Ephemeral, hermetic SUTs have significantly reduced flakiness in integration tests across Google, but this approach has introduced some complexity that we needed to find solutions for.

The most obvious one is that spawning SUTs can be expensive, both in terms of time and hardware resources. Sometimes it can take ten, twenty, thirty minutes to start complex SUTs with many dependencies, increasing time to production, which is antithetical to the principles of CI/CD. We have taken a multi pronged approach to solving this problem. One, we have invested in telemetry and exposing startup data to our engineers, so that they can understand why starting SUTs takes a long time, and optimize it (for example, it could be because of a particular dependency that can easily be replaced by a fake, mock or stub). Second, for applications where acquiring a SUT in seconds is critical, we have created infrastructure to keep a pool of pre-warmed SUTs that can be leased (with the caveat that keeping this pool can introduce cost). For some cases where it makes sense, we can relax the ephemeral or hermetic principles, by doing things like multiple tests reusing a pre-existing SUT, or your SUT making calls to test or prod long-lived stacks rather than spinning their own stack.

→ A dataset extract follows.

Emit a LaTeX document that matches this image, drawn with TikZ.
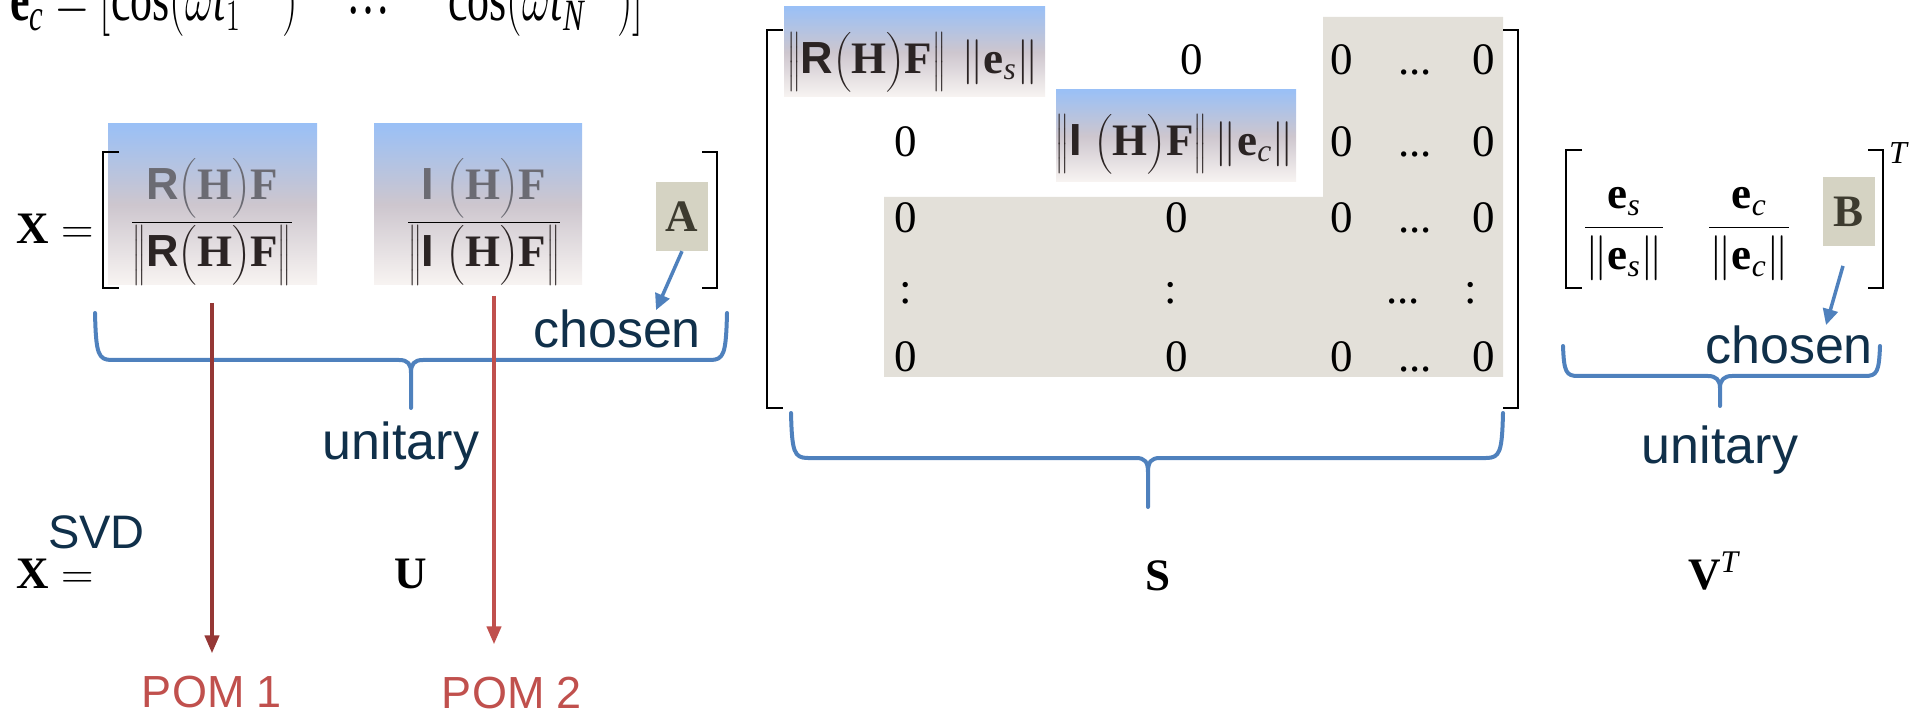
\RequirePackage{fix-cm}
\documentclass[tikz,border=0pt]{standalone}
\usepackage{amsmath}
\usepackage{fontspec}
\setmainfont{Liberation Serif}
\setsansfont{Liberation Sans}
\usepackage{tikz}
\usetikzlibrary{arrows.meta,calc}
\definecolor{navytext}{HTML}{10304A}
\definecolor{pomred}{HTML}{C0504D}
\definecolor{pomdark}{HTML}{953735}
\definecolor{braceblue}{HTML}{4F81BD}
\definecolor{fadeblue}{HTML}{9AC0F6}
\definecolor{fademid}{HTML}{CDC6CE}
\definecolor{fadelow}{HTML}{F8F4F2}
\definecolor{zerobg}{HTML}{E3E0D9}
\definecolor{pickbg}{HTML}{D5D3C3}
\definecolor{pickfg}{HTML}{3D3B2F}
\definecolor{numgray}{HTML}{6B6B73}
\definecolor{dengray}{HTML}{2B2424}

\newcommand{\RHF}{\textsf{\textbf{R}}\bigl(\mathbf{H}\bigr)\mathbf{F}}
\newcommand{\IHF}{\textsf{\textbf{I}}\;\bigl(\mathbf{H}\bigr)\mathbf{F}}
\newcommand{\nrm}[1]{\left\|#1\right\|}

\begin{document}
\begin{tikzpicture}[x=1pt,y=-1pt,
  mth/.style={inner sep=0pt,font=\fontsize{45}{54}\selectfont},
  big/.style={inner sep=0pt,font=\fontsize{44}{52}\selectfont},
  navy/.style={inner sep=0pt,text=navytext,font=\fontsize{52}{60}\selectfont\sffamily},
  pom/.style={inner sep=0pt,text=pomred,font=\fontsize{45}{54}\selectfont\sffamily},
  brk/.style={line width=2.4pt},
  bluebrace/.style={draw=braceblue,line width=4pt,line cap=round,line join=round},
  pointer/.style={draw=braceblue,line width=3.5pt,-{Triangle[length=16pt,width=15pt]}},
  pomarrow/.style={line width=4pt,-{Triangle[length=18pt,width=14pt]}},
  pick/.style={fill=pickbg,text=pickfg,minimum width=52pt,minimum height=69pt,inner sep=0pt,font=\fontsize{45}{54}\selectfont\bfseries},
  gradbox/.style={top color=fadeblue,bottom color=fadelow,middle color=fademid}]
\useasboundingbox (0,0) rectangle (1915,711);
\clip (0,0) rectangle (1915,711);

\node[big,anchor=base west,yscale=1.45] (ec) at (10,21) {$\mathbf{e}_{\mathit{c}}=[\cos(\omega\mathit{t}_1\hspace{0.95em})\hspace{1.1em}\raisebox{0.12em}{…}\hspace{1.15em}\cos(\omega\mathit{t}_{\mathit{N}}\hspace{0.75em})]$};

\shade[gradbox] (108,124) rectangle (317,285);
\shade[gradbox] (374,124) rectangle (582,285);
\draw[brk] (119,152) -- (103,152) -- (103,288) -- (119,288);
\draw[brk] (702,152) -- (717,152) -- (717,288) -- (702,288);
\node[mth,anchor=west] (xlhs) at (16,229) {$\mathbf{X}=$};
\node[mth] (frR) at (212,222) {$\dfrac{\color{numgray}\RHF}{\color{dengray}\nrm{\RHF}}$};
\node[mth] (frI) at (484,222) {$\dfrac{\color{numgray}\IHF}{\color{dengray}\nrm{\IHF}}$};
\node[pick] (boxA) at (682,216.5) {A};
\node[navy,anchor=base west] (chosenA) at (533,348) {chosen};
\draw[pointer] (boxA.south) -- ($(chosenA.north)+(39,0)$);
\draw[bluebrace] (95,313) .. controls (96,354) and (98,360) .. (112,360) -- (399,360) .. controls (408,360) and (411,364) .. (411,373) -- (411,408)
  (727,313) .. controls (726,354) and (724,360) .. (710,360) -- (423,360) .. controls (414,360) and (411,364) .. (411,373);
\node[navy,anchor=base] (unitA) at (401,459) {unitary};

\coordinate (drop1) at (212,303);
\coordinate (drop2) at (494,296);
\node[pom,anchor=base] (pom1) at (212,707) {POM 1};
\node[pom,anchor=base] (pom2) at (512,708) {POM 2};
\draw[pomarrow,pomdark,shorten >=22pt] (drop1) -- (drop1 |- pom1.north);
\draw[pomarrow,pomred,shorten >=32pt] (drop2) -- (drop2 |- pom2.north);

\node[mth,anchor=base west] (xsvd) at (16,588) {$\mathbf{X}=$};
\node[navy,font=\fontsize{47}{56}\selectfont\sffamily,anchor=base west] (svd) at (48,548) {SVD};
\node[mth,anchor=base] (umat) at (411,588) {$\mathbf{U}$};

\fill[zerobg] (1323,17) -- (1503,17) -- (1503,377) -- (884,377) -- (884,197) -- (1323,197) -- cycle;
\shade[gradbox] (784,7) rectangle (1045,97);
\shade[gradbox] (1056,90) rectangle (1296,182);
\draw[brk] (783,30) -- (767,30) -- (767,408) -- (783,408);
\draw[brk] (1503,30) -- (1518,30) -- (1518,408) -- (1503,408);
\node[mth,text=dengray] (sv1) at (913,62) {$\nrm{\RHF}\,\nrm{\mathbf{e}_{\mathit{s}}}$};
\node[mth,anchor=base] (s12) at (1192,75) {0};
\node[mth,anchor=base] (s21) at (906,157) {0};
\node[mth,text=dengray] (sv2) at (1175,144) {$\nrm{\IHF}\nrm{\mathbf{e}_{\mathit{c}}}$};
\foreach \r/\y in {1/75,2/157,3/233,5/372} {
  \node[mth,anchor=base] (s\r3) at (1342,\y) {0};
  \node[mth,anchor=base] (s\r4) at (1415,\y) {...};
  \node[mth,anchor=base] (s\r5) at (1484,\y) {0};
}
\foreach \r/\y in {3/233,5/372} {
  \node[mth,anchor=base] (s\r1) at (906,\y) {0};
  \node[mth,anchor=base] (s\r2) at (1177,\y) {0};
}
\node[mth,anchor=base] (s41) at (906,304) {:};
\node[mth,anchor=base] (s42) at (1171,304) {:};
\node[mth,anchor=base] (s44) at (1403,304) {...};
\node[mth,anchor=base] (s45) at (1471,304) {:};
\draw[bluebrace] (791,413) .. controls (792,452) and (794,458) .. (808,458) -- (1136,458) .. controls (1145,458) and (1148,462) .. (1148,472) -- (1148,507)
  (1503,413) .. controls (1502,452) and (1500,458) .. (1486,458) -- (1160,458) .. controls (1151,458) and (1148,462) .. (1148,472);
\node[mth,anchor=base] (smat) at (1158,590) {$\mathbf{S}$};

\draw[brk] (1582,150) -- (1566,150) -- (1566,288) -- (1582,288);
\draw[brk] (1868,150) -- (1883,150) -- (1883,288) -- (1868,288);
\node[inner sep=0pt,font=\fontsize{32}{38}\selectfont] (vt) at (1898,153) {$\mathit{T}$};
\node[mth] (frs) at (1624,234) {$\dfrac{\mathbf{e}_{\mathit{s}}}{\nrm{\mathbf{e}_{\mathit{s}}}}$};
\node[mth] (frc) at (1749,234) {$\dfrac{\mathbf{e}_{\mathit{c}}}{\nrm{\mathbf{e}_{\mathit{c}}}}$};
\node[pick] (boxB) at (1848.5,212) {B};
\node[navy,anchor=base west] (chosenB) at (1705,363) {chosen};
\draw[pointer,shorten <=20pt] (boxB.south) -- ($(chosenB.north)+(37,0)$);
\draw[bluebrace] (1563,346) .. controls (1564,372) and (1566,376) .. (1578,376) -- (1708,376) .. controls (1716,376) and (1720,380) .. (1720,388) -- (1720,406)
  (1880,346) .. controls (1879,372) and (1877,376) .. (1865,376) -- (1732,376) .. controls (1724,376) and (1720,380) .. (1720,388);
\node[navy,anchor=base] (unitB) at (1720,463) {unitary};
\node[mth,anchor=base west] (vmat) at (1688,589) {$\mathbf{V}^{\mathit{T}}$};
\end{tikzpicture}
\end{document}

And lastly, we have infrastructure where we can [1] start your SUT with dependencies augmented with interceptors in record mode (so that all calls from your service to its dependencies are recorded), or [2] start your SUT with dependencies replaced by mocks that can replay the responses recorded. This is an elegant solution that removes the need to spawn full SUTs on every single test run, albeit it does come with additional complexity (deciding how often to run your tests in record mode so that your data isn’t stale, and dealing with non-determinism such as an rpc request or response incorporating date/time information or randomness).

One more problem can be that seeding the right data to your ephemeral, hermetic SUT can be time-consuming. Imagine you’re wanting to create an SUT for Google Earth and you need to copy terabytes of map data just so that you have a testable system. We have invested a fair bit into infrastructure to efficiently seed data into SUTs, and are currently researching ways to more intelligently ensure smaller data sets can achieve the same coverage and representation.

Having a common SUT infrastructure has also allowed us to build a lot of tooling on top of it, such as infrastructure so that googlers can easily and consistently create and run Functional, Performance and Diff tests once they create their SUT.

I’m a Senior Staff Engineer at Google, working on Developer Infrastructure for Integration Testing. I’ve been at Google for about 3 years. Before that, I was a Principal Engineer at Amazon for 11 years, working on Developer Tools. And before that, I spent 11 years at Microsoft as a Lead Engineer. I have a Masters in Computer Science from the University of Washington.

My passion for those two and a half decades in the industry has been centered Engineering Productivity and Core Infrastructure for large software companies. I have deep expertise in software development practices at Google, Amazon and Microsoft: how hundreds of thousands of developers write code, review code, test code and deploy code at large scale.

What’s most interesting to me is at these large companies, little inefficiencies can aggregate to millions, hundreds of millions of dollars of productivity lost or wasted hardware resources. I obsess about how to make engineers’ lives better, remove toil, improve efficiency, and raise the bar in engineering and operational excellency.